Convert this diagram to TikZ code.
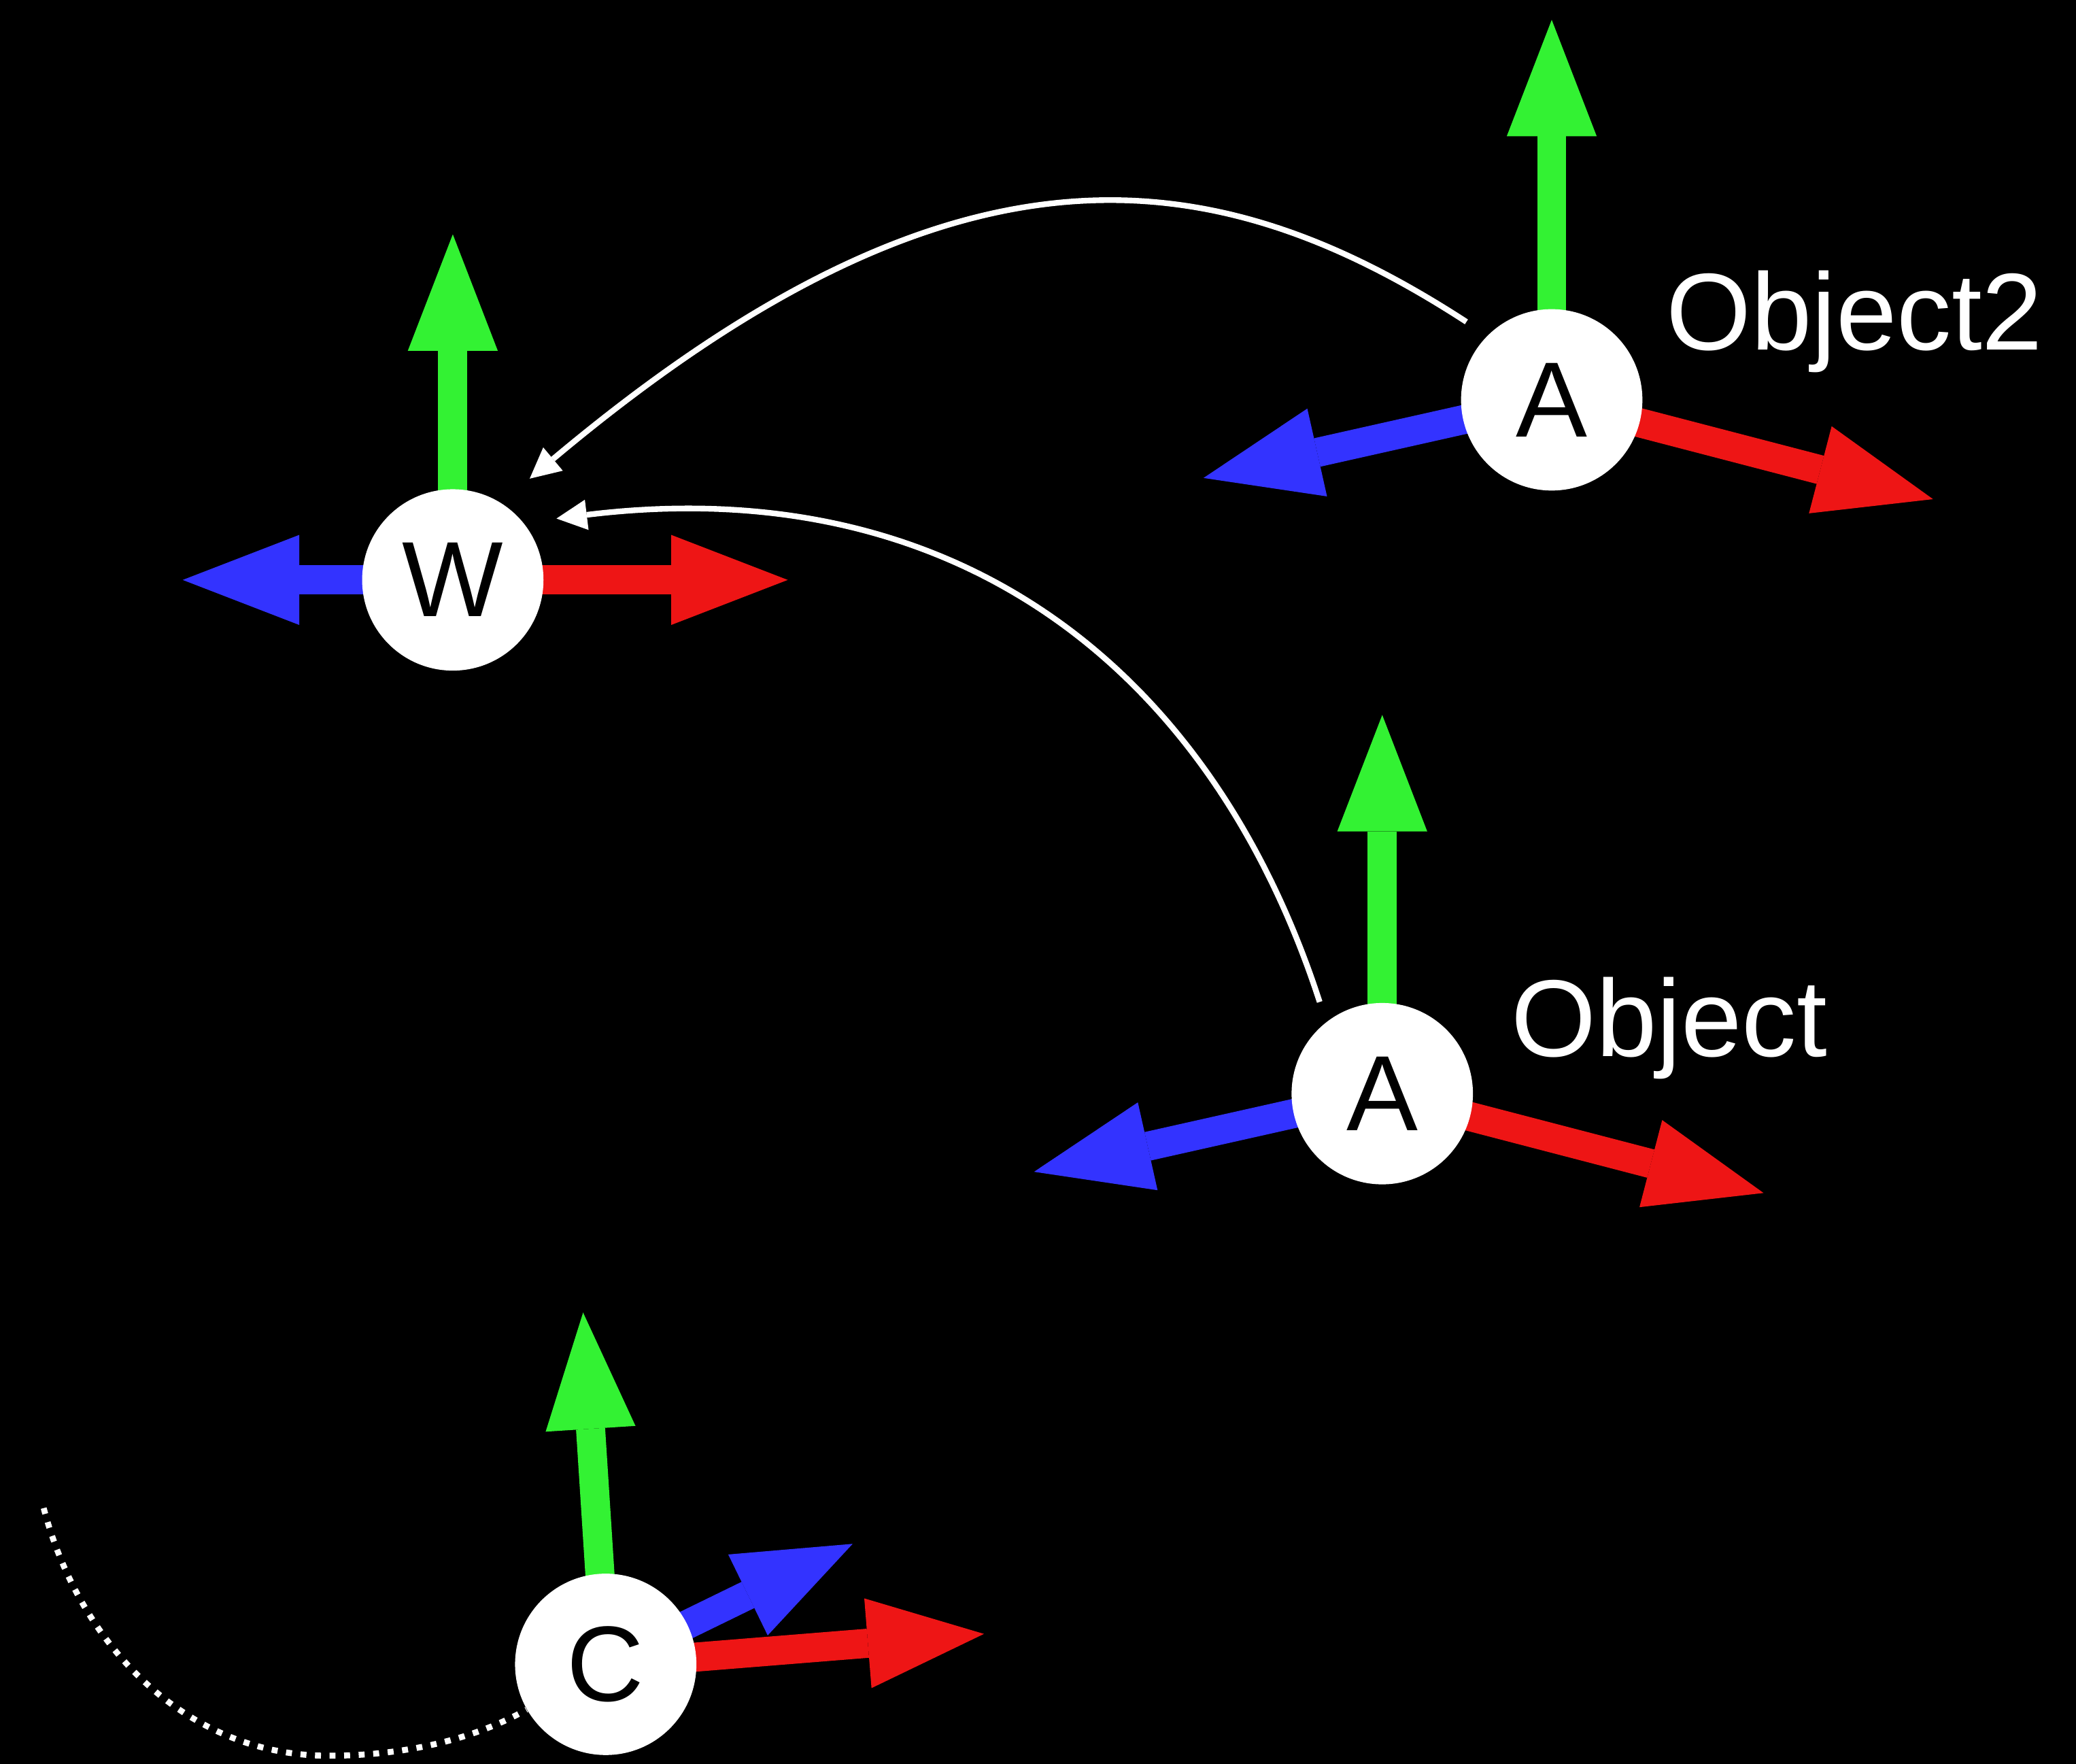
\documentclass[tikz,border=0pt]{standalone}
\usepackage{fontspec}
\setmainfont{Liberation Sans}
\usepackage{tikz}
\usetikzlibrary{arrows.meta, backgrounds}

\definecolor{axisred}{RGB}{238,21,21}
\definecolor{axisgreen}{RGB}{51,242,51}
\definecolor{axisblue}{RGB}{51,51,255}

\tikzset{
	frameball/.style={circle, fill=white, text=black, minimum size=2.74cm, inner sep=0pt, font=\fontsize{46}{55}\selectfont},
	axis/.style={line width=0.44cm, -{Triangle[length=1.76cm, width=1.36cm, line width=0pt]}},
	xaxis/.style={axis, draw=axisred},
	yaxis/.style={axis, draw=axisgreen},
	zaxis/.style={axis, draw=axisblue},
	link/.style={draw=white, line width=0.086cm, -{Triangle[length=0.46cm, width=0.46cm, line width=0pt]}},
	objlabel/.style={anchor=base west, inner sep=0pt, text=white, font=\fontsize{47}{56}\selectfont}
}

\begin{document}
\begin{tikzpicture}[x=0.02cm, y=0.02cm]
	\useasboundingbox (0,0) rectangle (1568,1332);
	% Frames and labels:
	\node[frameball] (W) at (342,894) {W};
	\node[frameball] (A2) at (1172,1030) {A};
	\node[frameball] (A1) at (1044,506) {A};
	\node[frameball] (C) at (457.5,75) {C};
	\node[objlabel] (obj2) at (1258,1068) {Object2};
	\node[objlabel] (obj1) at (1141,534) {Object};
	
	% Axis tips:
	\coordinate (Wx) at (595,894);
	\coordinate (Wy) at (342,1155);
	\coordinate (Wz) at (138,894);
	\coordinate (A2x) at (1460,955);
	\coordinate (A2y) at (1172,1317);
	\coordinate (A2z) at (909,971);
	\coordinate (A1x) at (1332,431);
	\coordinate (A1y) at (1044,792);
	\coordinate (A1z) at (781,447);
	\coordinate (Cx) at (743.2,98);
	\coordinate (Cy) at (440.4,340.7);
	\coordinate (Cz) at (644,166);
	
	\begin{scope}[on background layer]
		\fill[black] (-20,-20) rectangle (1588,1352);
		\draw[xaxis] (W.center) -- (Wx);
		\draw[yaxis] (W.center) -- (Wy);
		\draw[zaxis] (W.center) -- (Wz);
		\draw[xaxis] (A2.center) -- (A2x);
		\draw[yaxis] (A2.center) -- (A2y);
		\draw[zaxis] (A2.center) -- (A2z);
		\draw[xaxis] (A1.center) -- (A1x);
		\draw[yaxis] (A1.center) -- (A1y);
		\draw[zaxis] (A1.center) -- (A1z);
		\draw[xaxis] (C.center) -- (Cx);
		\draw[yaxis] (C.center) -- (Cy);
		\draw[zaxis] (C.center) -- (Cz);
	\end{scope}
	
	% Links to the world frame:
	\draw[link, shorten <=0.376cm, shorten >=0.564cm] (A2.135) .. controls +(147:250) and +(40:445) .. (W.58);
	\draw[link, shorten <=0.316cm, shorten >=0.5cm] (A1.128) .. controls +(108:285) and +(7:325) .. (W.39);
	
	% Camera path:
	\coordinate (camstart) at (33,193);
	\coordinate (cambottom) at (248,6);
	\draw[white, line width=0.09cm, dash pattern=on 0.09cm off 0.13cm] (camstart) .. controls (60,90) and (140,6) .. (cambottom) .. controls (320,6) and (370,25) .. (C);
\end{tikzpicture}
\end{document}
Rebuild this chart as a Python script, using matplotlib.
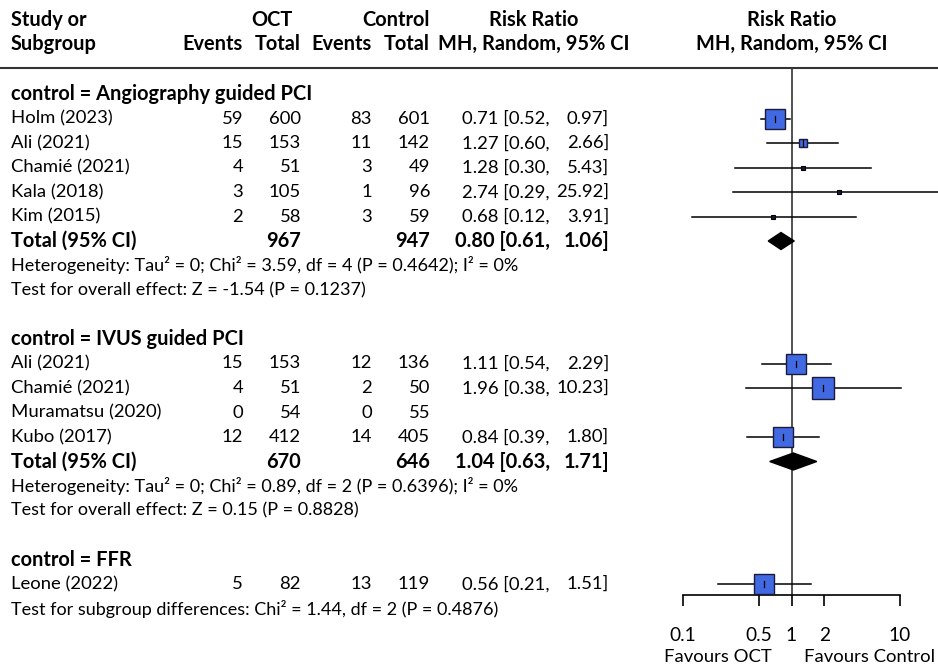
"""
Forest plot: OCT vs control, risk ratio by subgroup
"""

import numpy as np
import matplotlib

matplotlib.use("Agg")
import matplotlib.pyplot as plt
from matplotlib.patches import Polygon

plt.rcParams["font.family"] = ["Lato", "DejaVu Sans"]
FS = 13.3
FS_BOLD = 14.4
FS_SMALL = 13

# %%
# data
groups = ["control = Angiography guided PCI", "control = IVUS guided PCI", "control = FFR"]
studies = [
    ["Holm (2023)", "Ali (2021)", "Chamié (2021)", "Kala (2018)", "Kim (2015)"],
    ["Ali (2021)", "Chamié (2021)", "Muramatsu (2020)", "Kubo (2017)"],
    ["Leone (2022)"],
]
oct_events = [[59, 15, 4, 3, 2], [15, 4, 0, 12], [5]]
oct_total = [[600, 153, 51, 105, 58], [153, 51, 54, 412], [82]]
ctl_events = [[83, 11, 3, 1, 3], [12, 2, 0, 14], [13]]
ctl_total = [[601, 142, 49, 96, 59], [136, 50, 55, 405], [119]]
rr = [[0.71, 1.27, 1.28, 2.74, 0.68], [1.11, 1.96, None, 0.84], [0.56]]
rr_lo = [[0.52, 0.60, 0.30, 0.29, 0.12], [0.54, 0.38, None, 0.39], [0.21]]
rr_hi = [[0.97, 2.66, 5.43, 25.92, 3.91], [2.29, 10.23, None, 1.80], [1.51]]
# relative box weight (box area), as drawn
box_weight = [[100, 21, 6, 4, 4], [107, 125, 0, 107], [107]]

totals = [(967, 947, 0.80, 0.61, 1.06), (670, 646, 1.04, 0.63, 1.71), None]
heterogeneity = [
    "Heterogeneity: Tau² = 0; Chi² = 3.59, df = 4 (P = 0.4642); I² = 0%",
    "Heterogeneity: Tau² = 0; Chi² = 0.89, df = 2 (P = 0.6396); I² = 0%",
    None,
]
overall = [
    "Test for overall effect: Z = -1.54 (P = 0.1237)",
    "Test for overall effect: Z = 0.15 (P = 0.8828)",
    None,
]
subgroup_test = "Test for subgroup differences: Chi² = 1.44, df = 2 (P = 0.4876)"
ticks = [0.1, 0.5, 1, 2, 10]
tick_labels = ["0.1", "0.5", "1", "2", "10"]

# %%
# layout in pixels
W, H = 938, 666
y0, pitch = 94, 24.5
x_study, x_oe, x_ot, x_ce, x_ct, x_ci, x_hi = 11, 243, 301, 372, 430, 550, 609
box_color = "#4169e1"

fig = plt.figure(figsize=(W / 100, H / 100), dpi=100)
ax = fig.add_axes([0, 0, 1, 1])
ax.set_xlim(0, W)
ax.set_ylim(H, 0)
ax.axis("off")

# forest panel: 0.1 at x=683, 10 at x=900
dec = (900 - 683) / 2
fx0, fx1 = 660, W
fy0, fy1 = 68, 595
fa = fig.add_axes([fx0 / W, 1 - fy1 / H, (fx1 - fx0) / W, (fy1 - fy0) / H])
fa.set_xscale("log")
fa.set_xlim(10 ** (-1 - (683 - fx0) / dec), 10 ** (1 + (fx1 - 900) / dec))
fa.set_ylim(fy1, fy0)
fa.patch.set_alpha(0)
for s in ["top", "left", "right"]:
    fa.spines[s].set_visible(False)
fa.spines["bottom"].set_bounds(0.1, 10)
fa.spines["bottom"].set_linewidth(1.2)
fa.set_xticks(ticks)
fa.set_xticklabels(tick_labels, fontsize=FS + 0.5)
fa.minorticks_off()
fa.tick_params(axis="x", direction="out", length=8, width=1.2, pad=15)
fa.set_yticks([])
fa.axvline(1, color="#333333", lw=1.2, zorder=1)

# header
hdr = dict(fontsize=FS_BOLD, fontweight="bold", va="center")
ax.text(x_study, 20, "Study or", ha="left", **hdr)
ax.text(x_study, 44, "Subgroup", ha="left", **hdr)
ax.text(272, 20, "OCT", ha="center", **hdr)
ax.text(396, 20, "Control", ha="center", **hdr)
ax.text(534, 20, "Risk Ratio", ha="center", **hdr)
for x, s in [(x_oe, "Events"), (x_ot, "Total"), (x_ce, "Events"), (x_ct, "Total")]:
    ax.text(x, 44, s, ha="right", **hdr)
ax.text(534, 44, "MH, Random, 95% CI", ha="center", **hdr)
ax.text(792, 20, "Risk Ratio", ha="center", **hdr)
ax.text(792, 44, "MH, Random, 95% CI", ha="center", **hdr)
ax.plot([0, W], [68, 68], color="#333333", lw=1.5)

row = 0
txt = dict(fontsize=FS, va="center")
bold = dict(fontsize=FS_BOLD, fontweight="bold", va="center")
small = dict(fontsize=FS_SMALL, va="center", ha="left")
for g in range(len(groups)):
    y = y0 + pitch * row
    ax.text(x_study, y, groups[g], ha="left", **bold)
    row += 1
    for i, name in enumerate(studies[g]):
        y = y0 + pitch * row
        ax.text(x_study, y, name, ha="left", **txt)
        ax.text(x_oe, y, str(oct_events[g][i]), ha="right", **txt)
        ax.text(x_ot, y, str(oct_total[g][i]), ha="right", **txt)
        ax.text(x_ce, y, str(ctl_events[g][i]), ha="right", **txt)
        ax.text(x_ct, y, str(ctl_total[g][i]), ha="right", **txt)
        if rr[g][i] is not None:
            ax.text(x_ci, y, f"{rr[g][i]:.2f} [{rr_lo[g][i]:.2f},", ha="right", **txt)
            ax.text(x_hi, y, f"{rr_hi[g][i]:.2f}]", ha="right", **txt)
            fa.plot([rr_lo[g][i], rr_hi[g][i]], [y, y], color="black", lw=1.1, zorder=2)
            side = 19.5 * np.sqrt(box_weight[g][i] / 100)
            if side > 6:
                fa.plot(rr[g][i], y, marker="s", ms=side * 0.72, mfc=box_color,
                        mec="#1a1a3a", mew=1.0, zorder=3)
                fa.plot([rr[g][i]] * 2, [y - 3, y + 3], color="black", lw=0.9, zorder=4)
            else:
                fa.plot(rr[g][i], y, marker="s", ms=side * 0.72, mfc="#1a1a3a",
                        mec="black", mew=0.8, zorder=3)
        row += 1
    if totals[g] is not None:
        te, tc, est, lo, hi = totals[g]
        y = y0 + pitch * row
        ax.text(x_study, y, "Total (95% CI)", ha="left", **bold)
        ax.text(x_ot, y, str(te), ha="right", **bold)
        ax.text(x_ct, y, str(tc), ha="right", **bold)
        ax.text(x_ci, y, f"{est:.2f} [{lo:.2f},", ha="right", **bold)
        ax.text(x_hi, y, f"{hi:.2f}]", ha="right", **bold)
        fa.add_patch(Polygon([(lo, y), (est, y - 8.5), (hi, y), (est, y + 8.5)],
                             closed=True, color="black", zorder=3))
        row += 1
        ax.text(x_study, y0 + pitch * row, heterogeneity[g], **small)
        row += 1
        ax.text(x_study, y0 + pitch * row, overall[g], **small)
        row += 2
    else:
        ax.text(x_study, y0 + pitch * row, subgroup_test, **small)

ax.text(718, 657, "Favours OCT", ha="center", fontsize=FS, va="center")
ax.text(870, 657, "Favours Control", ha="center", fontsize=FS, va="center")

fig.savefig("out.png", dpi=100)
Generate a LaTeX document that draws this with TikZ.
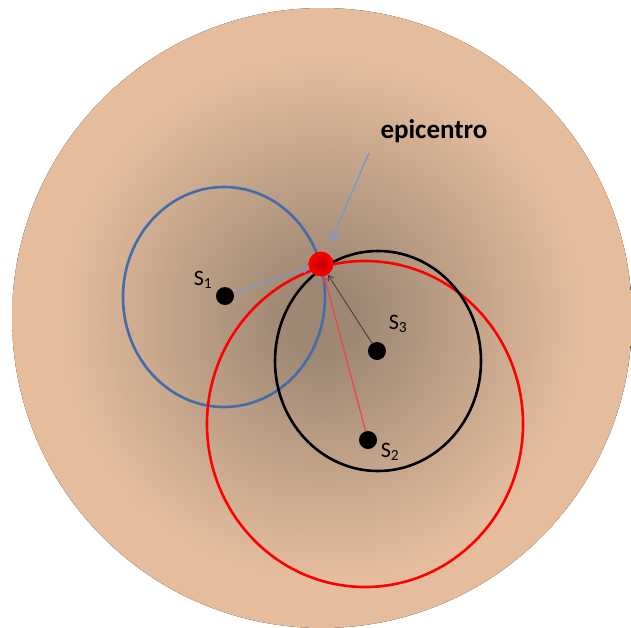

● **Short task**: Repeat, with no pictures, exactly the lines from the one containing "Rebuild this chart" through the one containing "0, 107], [107]]", the first and last included.

● **Result for this exercise**:
Rebuild this chart as a Python script, using matplotlib.
"""
Forest plot: OCT vs control, risk ratio by subgroup
"""

import numpy as np
import matplotlib

matplotlib.use("Agg")
import matplotlib.pyplot as plt
from matplotlib.patches import Polygon

plt.rcParams["font.family"] = ["Lato", "DejaVu Sans"]
FS = 13.3
FS_BOLD = 14.4
FS_SMALL = 13

# %%
# data
groups = ["control = Angiography guided PCI", "control = IVUS guided PCI", "control = FFR"]
studies = [
    ["Holm (2023)", "Ali (2021)", "Chamié (2021)", "Kala (2018)", "Kim (2015)"],
    ["Ali (2021)", "Chamié (2021)", "Muramatsu (2020)", "Kubo (2017)"],
    ["Leone (2022)"],
]
oct_events = [[59, 15, 4, 3, 2], [15, 4, 0, 12], [5]]
oct_total = [[600, 153, 51, 105, 58], [153, 51, 54, 412], [82]]
ctl_events = [[83, 11, 3, 1, 3], [12, 2, 0, 14], [13]]
ctl_total = [[601, 142, 49, 96, 59], [136, 50, 55, 405], [119]]
rr = [[0.71, 1.27, 1.28, 2.74, 0.68], [1.11, 1.96, None, 0.84], [0.56]]
rr_lo = [[0.52, 0.60, 0.30, 0.29, 0.12], [0.54, 0.38, None, 0.39], [0.21]]
rr_hi = [[0.97, 2.66, 5.43, 25.92, 3.91], [2.29, 10.23, None, 1.80], [1.51]]
# relative box weight (box area), as drawn
box_weight = [[100, 21, 6, 4, 4], [107, 125, 0, 107], [107]]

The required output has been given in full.